> [EXERCISE REQUIREMENTS]: Quote the listing below in its entirety, omitting every image.

### PROVIDED DATA

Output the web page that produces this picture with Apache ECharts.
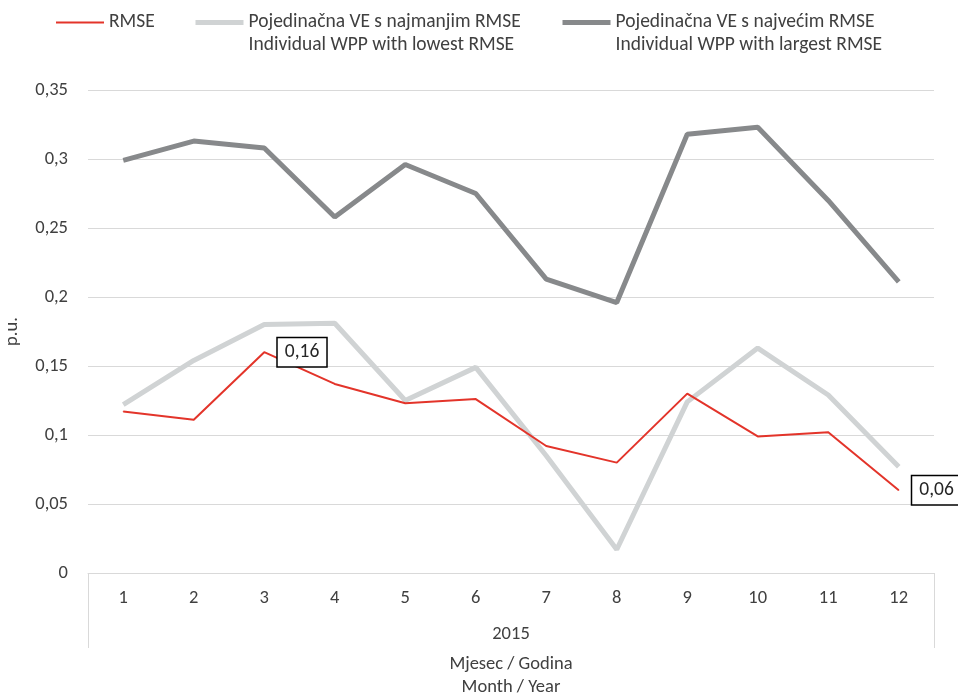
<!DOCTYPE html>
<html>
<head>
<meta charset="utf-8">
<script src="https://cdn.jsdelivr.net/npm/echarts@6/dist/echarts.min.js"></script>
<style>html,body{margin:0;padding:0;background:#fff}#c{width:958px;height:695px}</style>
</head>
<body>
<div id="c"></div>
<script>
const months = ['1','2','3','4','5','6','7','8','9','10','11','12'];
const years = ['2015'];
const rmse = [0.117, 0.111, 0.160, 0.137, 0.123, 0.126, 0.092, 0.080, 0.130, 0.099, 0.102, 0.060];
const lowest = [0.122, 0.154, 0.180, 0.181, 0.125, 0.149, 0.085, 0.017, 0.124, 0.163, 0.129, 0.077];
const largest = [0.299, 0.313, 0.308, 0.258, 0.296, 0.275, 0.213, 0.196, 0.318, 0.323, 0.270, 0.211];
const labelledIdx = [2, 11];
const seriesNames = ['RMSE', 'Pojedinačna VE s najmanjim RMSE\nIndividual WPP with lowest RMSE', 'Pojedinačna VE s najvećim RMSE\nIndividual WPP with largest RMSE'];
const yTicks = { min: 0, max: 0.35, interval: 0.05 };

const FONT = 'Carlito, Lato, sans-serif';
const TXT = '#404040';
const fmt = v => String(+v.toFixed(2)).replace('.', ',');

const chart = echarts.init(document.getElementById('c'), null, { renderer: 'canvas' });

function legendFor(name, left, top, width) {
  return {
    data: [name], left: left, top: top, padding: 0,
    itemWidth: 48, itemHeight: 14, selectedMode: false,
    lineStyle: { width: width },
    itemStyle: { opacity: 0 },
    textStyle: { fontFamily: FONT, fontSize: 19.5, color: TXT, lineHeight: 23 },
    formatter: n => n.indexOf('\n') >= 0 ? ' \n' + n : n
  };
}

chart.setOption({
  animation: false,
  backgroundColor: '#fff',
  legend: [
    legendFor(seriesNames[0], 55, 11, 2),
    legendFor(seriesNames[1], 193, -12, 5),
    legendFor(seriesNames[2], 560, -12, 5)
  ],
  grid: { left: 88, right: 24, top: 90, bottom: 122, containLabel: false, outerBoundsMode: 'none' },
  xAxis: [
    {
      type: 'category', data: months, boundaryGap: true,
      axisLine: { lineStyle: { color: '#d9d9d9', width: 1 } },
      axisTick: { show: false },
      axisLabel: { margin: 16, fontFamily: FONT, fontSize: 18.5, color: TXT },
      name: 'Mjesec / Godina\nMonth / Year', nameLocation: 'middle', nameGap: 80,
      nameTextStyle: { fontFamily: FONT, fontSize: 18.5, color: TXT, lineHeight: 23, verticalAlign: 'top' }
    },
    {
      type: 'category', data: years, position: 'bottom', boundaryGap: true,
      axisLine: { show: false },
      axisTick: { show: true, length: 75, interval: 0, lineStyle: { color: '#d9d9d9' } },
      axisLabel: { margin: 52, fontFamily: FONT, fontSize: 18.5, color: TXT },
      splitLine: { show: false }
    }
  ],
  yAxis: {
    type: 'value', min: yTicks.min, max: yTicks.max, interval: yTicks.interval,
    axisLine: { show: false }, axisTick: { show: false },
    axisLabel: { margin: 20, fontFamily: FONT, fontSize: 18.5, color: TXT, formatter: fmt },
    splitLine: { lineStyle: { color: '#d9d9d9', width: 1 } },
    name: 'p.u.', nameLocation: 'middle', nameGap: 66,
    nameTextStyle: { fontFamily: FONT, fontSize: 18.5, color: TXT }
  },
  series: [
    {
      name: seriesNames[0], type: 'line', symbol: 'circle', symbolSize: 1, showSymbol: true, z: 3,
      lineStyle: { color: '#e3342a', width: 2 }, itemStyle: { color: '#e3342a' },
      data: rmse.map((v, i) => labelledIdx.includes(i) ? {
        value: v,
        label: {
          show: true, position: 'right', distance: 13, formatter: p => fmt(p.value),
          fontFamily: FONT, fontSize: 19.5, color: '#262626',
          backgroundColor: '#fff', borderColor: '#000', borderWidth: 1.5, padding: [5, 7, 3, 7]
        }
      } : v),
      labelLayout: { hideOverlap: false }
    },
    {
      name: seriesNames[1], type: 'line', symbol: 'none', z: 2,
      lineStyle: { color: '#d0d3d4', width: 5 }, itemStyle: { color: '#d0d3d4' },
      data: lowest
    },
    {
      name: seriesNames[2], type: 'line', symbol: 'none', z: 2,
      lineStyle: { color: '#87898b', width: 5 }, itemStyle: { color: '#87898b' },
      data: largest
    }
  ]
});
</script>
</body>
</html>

######

> [RIGHT ANSWER]:
Output the web page that produces this picture with Apache ECharts.
<!DOCTYPE html>
<html>
<head>
<meta charset="utf-8">
<script src="https://cdn.jsdelivr.net/npm/echarts@6/dist/echarts.min.js"></script>
<style>html,body{margin:0;padding:0;background:#fff}#c{width:958px;height:695px}</style>
</head>
<body>
<div id="c"></div>
<script>
const months = ['1','2','3','4','5','6','7','8','9','10','11','12'];
const years = ['2015'];
const rmse = [0.117, 0.111, 0.160, 0.137, 0.123, 0.126, 0.092, 0.080, 0.130, 0.099, 0.102, 0.060];
const lowest = [0.122, 0.154, 0.180, 0.181, 0.125, 0.149, 0.085, 0.017, 0.124, 0.163, 0.129, 0.077];
const largest = [0.299, 0.313, 0.308, 0.258, 0.296, 0.275, 0.213, 0.196, 0.318, 0.323, 0.270, 0.211];
const labelledIdx = [2, 11];
const seriesNames = ['RMSE', 'Pojedinačna VE s najmanjim RMSE\nIndividual WPP with lowest RMSE', 'Pojedinačna VE s najvećim RMSE\nIndividual WPP with largest RMSE'];
const yTicks = { min: 0, max: 0.35, interval: 0.05 };

const FONT = 'Carlito, Lato, sans-serif';
const TXT = '#404040';
const fmt = v => String(+v.toFixed(2)).replace('.', ',');

const chart = echarts.init(document.getElementById('c'), null, { renderer: 'canvas' });

function legendFor(name, left, top, width) {
  return {
    data: [name], left: left, top: top, padding: 0,
    itemWidth: 48, itemHeight: 14, selectedMode: false,
    lineStyle: { width: width },
    itemStyle: { opacity: 0 },
    textStyle: { fontFamily: FONT, fontSize: 19.5, color: TXT, lineHeight: 23 },
    formatter: n => n.indexOf('\n') >= 0 ? ' \n' + n : n
  };
}

chart.setOption({
  animation: false,
  backgroundColor: '#fff',
  legend: [
    legendFor(seriesNames[0], 55, 11, 2),
    legendFor(seriesNames[1], 193, -12, 5),
    legendFor(seriesNames[2], 560, -12, 5)
  ],
  grid: { left: 88, right: 24, top: 90, bottom: 122, containLabel: false, outerBoundsMode: 'none' },
  xAxis: [
    {
      type: 'category', data: months, boundaryGap: true,
      axisLine: { lineStyle: { color: '#d9d9d9', width: 1 } },
      axisTick: { show: false },
      axisLabel: { margin: 16, fontFamily: FONT, fontSize: 18.5, color: TXT },
      name: 'Mjesec / Godina\nMonth / Year', nameLocation: 'middle', nameGap: 80,
      nameTextStyle: { fontFamily: FONT, fontSize: 18.5, color: TXT, lineHeight: 23, verticalAlign: 'top' }
    },
    {
      type: 'category', data: years, position: 'bottom', boundaryGap: true,
      axisLine: { show: false },
      axisTick: { show: true, length: 75, interval: 0, lineStyle: { color: '#d9d9d9' } },
      axisLabel: { margin: 52, fontFamily: FONT, fontSize: 18.5, color: TXT },
      splitLine: { show: false }
    }
  ],
  yAxis: {
    type: 'value', min: yTicks.min, max: yTicks.max, interval: yTicks.interval,
    axisLine: { show: false }, axisTick: { show: false },
    axisLabel: { margin: 20, fontFamily: FONT, fontSize: 18.5, color: TXT, formatter: fmt },
    splitLine: { lineStyle: { color: '#d9d9d9', width: 1 } },
    name: 'p.u.', nameLocation: 'middle', nameGap: 66,
    nameTextStyle: { fontFamily: FONT, fontSize: 18.5, color: TXT }
  },
  series: [
    {
      name: seriesNames[0], type: 'line', symbol: 'circle', symbolSize: 1, showSymbol: true, z: 3,
      lineStyle: { color: '#e3342a', width: 2 }, itemStyle: { color: '#e3342a' },
      data: rmse.map((v, i) => labelledIdx.includes(i) ? {
        value: v,
        label: {
          show: true, position: 'right', distance: 13, formatter: p => fmt(p.value),
          fontFamily: FONT, fontSize: 19.5, color: '#262626',
          backgroundColor: '#fff', borderColor: '#000', borderWidth: 1.5, padding: [5, 7, 3, 7]
        }
      } : v),
      labelLayout: { hideOverlap: false }
    },
    {
      name: seriesNames[1], type: 'line', symbol: 'none', z: 2,
      lineStyle: { color: '#d0d3d4', width: 5 }, itemStyle: { color: '#d0d3d4' },
      data: lowest
    },
    {
      name: seriesNames[2], type: 'line', symbol: 'none', z: 2,
      lineStyle: { color: '#87898b', width: 5 }, itemStyle: { color: '#87898b' },
      data: largest
    }
  ]
});
</script>
</body>
</html>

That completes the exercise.